The pattern of aluminum film 3 formed as described above can be utilized as 
follows. That is, if an under-film layer which has been formed in advance 
is subjected to plasma etching or sputter etching with the aluminum 
pattern used 3 as a mask, then a pattern can be formed with the under-film 
layer as shown in FIG. 4a. More specifically, a film such as a silicon 
nitride film, a polycrystalline silicon film or a molybdenum film which is 
different in plasma etching or chemical etching characteristics from the 
film 3 is employed as an under-film layer 6 formed on an oxide film layer 
7. Then, these layers are subjected to plasma etching with a gas mixture 
of CF.sub.4 and several percent of O.sub.2. In this etching operation, the 
film layer 3 is not etched at all thus serving as the mask while the 
under-film layer 6, namely, the silicon nitride film layer or the 
polycrystalline silicon film layer, is sufficiently etched under suitable 
conditions as a result of which the pattern of the under-film layer 6 is 
formed as shown in FIG. 4b. In subjecting the under-film layer 6 to plasma 
etching with the aluminum film layer 3 as the mask, not only CF.sub.4 
gases but also CCl.sub.4 gases at low temperatures (lower than 185.degree. 
C.) can be employed. 
If plasma etching is carried out with a gas mixture of CF.sub.4 and 
H.sub.2, for instance, before the under-film layer 6 is etched, then only 
the oxide film layer 8 will be etched. After the film layers 8 and 6 have 
been etched, the remaining layers are immersed in phosphoric acid as a 
result of which the aluminum film layer 3 is removed and accordingly a 
pattern is formed as shown in FIG. 4c. 
As is clear from the above description, according to the invention, the 
final pattern to be formed depends on the pattern of the resist layer on 
the silicon nitride film layer which is formed by the plasma CVD method. 

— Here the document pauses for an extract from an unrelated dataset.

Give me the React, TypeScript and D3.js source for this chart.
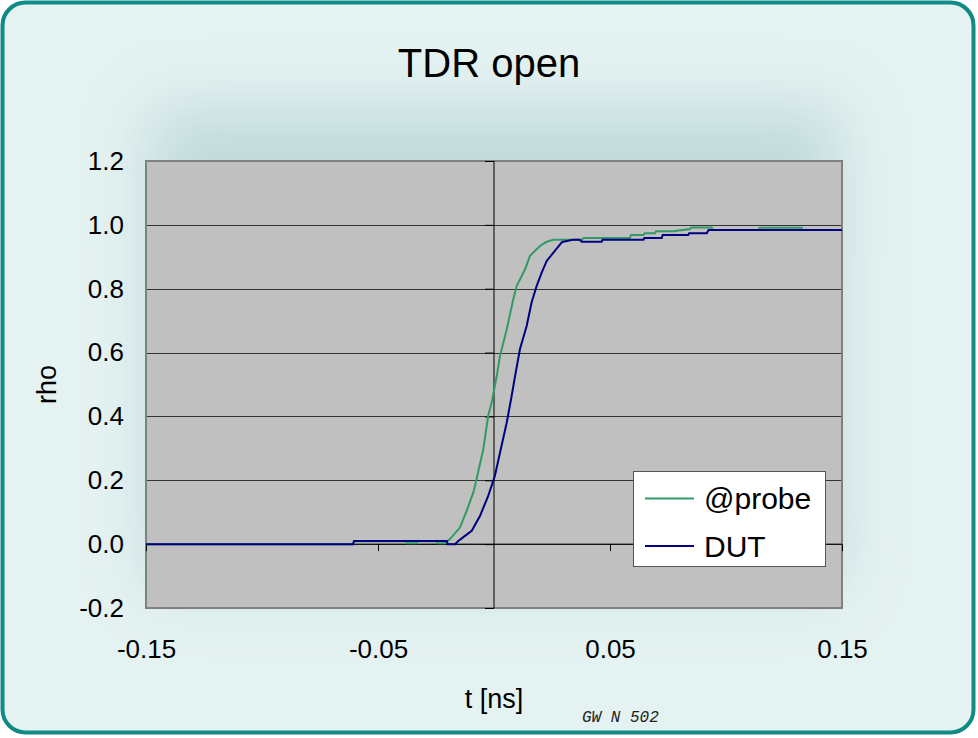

As it is possible to make the resist layer considerably thin, it may be 
formed having very fine dimensions and therefore the final pattern 
provided therefrom is considerably high in dimensional accuracy. This is 
one of the merits of the invention. 
Furthermore, as the silicon nitride film layer formed by the plasma CVD 
method is considerably uniform in thickness and quality, the undercut, 
that is, the overhanging portion, can be readily formed with a high 
accuracy by plasma etching the silicon nitride film layer. Therefore, the 
distance between wiring parts of aluminum, for instance, can be reduced 
with high accuracy. For instance, in the case where the resist layer 2 is 
formed to a 4000 .ANG. thickness using an electronic resist PMMA and the 
silicon nitride film layer 5 is formed to a thickness of 3000 .ANG. by a 
plasma CVD method, a considerably fine pattern can be obtained in which 
the width of a line of aluminum film 3 is 0.54 .mu.m and the distance 
between such lines is 0.46 .mu.m. The width of the line and the distance 
between the lines can be further decreased by improving the processing 
accuracy. 
Thus, the invention can be applied extensively to various processes in 
manufacturing semiconductor devices and memory elements such as bubble 
memories, in forming diffraction gratings, and in processing substrates 
having fine patterns such as printed circuit boards.